少女直言:“这哪里是心上人,杀父仇人也不过如此吧?此人,以后不就相当于一个废人了吗?”
“未必,”年龄最大的那位修者道:“说不定这些伤势不是那女子造成。”
“我同意山师兄的看法,”另外一位神色冷淡的少年道,“不知道你们注意没有,那女人离开的时候,最后回头看了眼这个男人,虽说里面不太有眷恋之意,但也没有与这身伤势相匹配的怨恨。”
山师兄:“的确就像阿韫说的,仔细看的话,这个伤口……”
“是左家的蹈海鞭。”
四人中,花最少也是最瘦弱的女孩一语中的。
床上的青年发出痛苦的低吟,似乎听到左家两个字,就噩梦缠身。
医生前倾,查看了他的状况,很惋惜道:“这位患者没有求生的意志,他自己如果坚持不下去的话……”
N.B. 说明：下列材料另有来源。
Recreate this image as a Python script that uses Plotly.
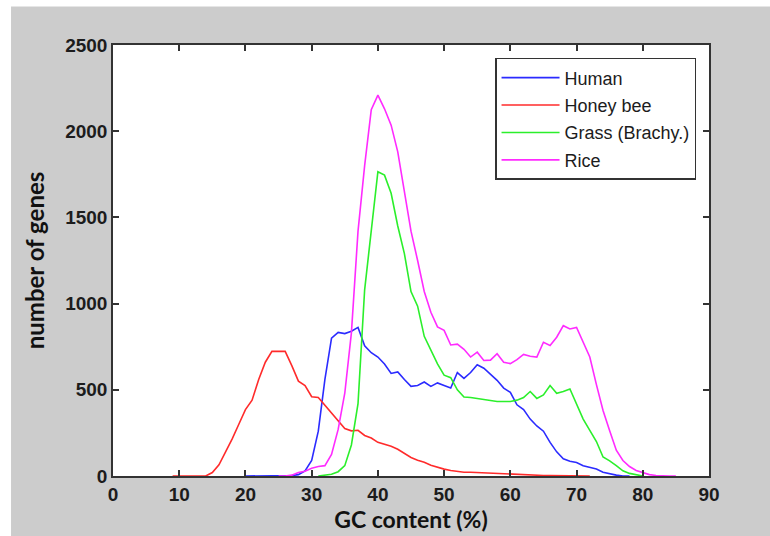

白肆不知道什么时候也来到房间了,一脸怀疑道:“那女的不会故意把一个炸弹扔到我们这里吧?你们四个和左家的人打过架,难道认不出这个人是什么来头吗?”
他们齐齐摇头。
“算了,那就让麻袋兄自生自灭吧,我也不是非要完成那个交易不可,再说,他自己要死,别人也拦不住。”
杨医生心内叹气,虽已习惯白肆想一出是一出,但一条生命,没头没尾,就在自己眼前消逝,还是觉得有些不好。
她知道青年应该听得见他们说话,但是,她向来是不会安慰人的,坚持活着本就是一件难事,更何况他如今的境况。
外伤容易愈合,而内心的伤口可能伴随到死,如果无法治愈,那就相当于一辈子受折磨。
杨医生也拿捏不准,到底什么才是对的。
如果白肆这时候强硬挽留这人的性命作为交易的筹码,也就算了,但他偏偏又不在意了,除了他以外,这里的所有人,没有一个人有理由罔顾青年自身的意愿,强行要其活着。
凌晨那会儿,杨医生出去上了趟茅厕。
等她回来时,不出意料看见了青年安息的脸。
他自己咬舌自尽了。
很痛,但和他身上的伤口相比,也显得一般了。
杨宜华在床前站了会儿,最后为他盖上自己身上的白大褂。
吃早饭时,大家听到这个消息,也不是很惊讶,感慨了几句。
杨春生带着阿云和阿水就向众人辞别。
陆淳没有挽留,杨医生放下筷子,也道:“琼州城内没有什么我们要找的草药。我和阿梨也不入城了。我跟杨先生他们一起离开,还能一起走一段路。”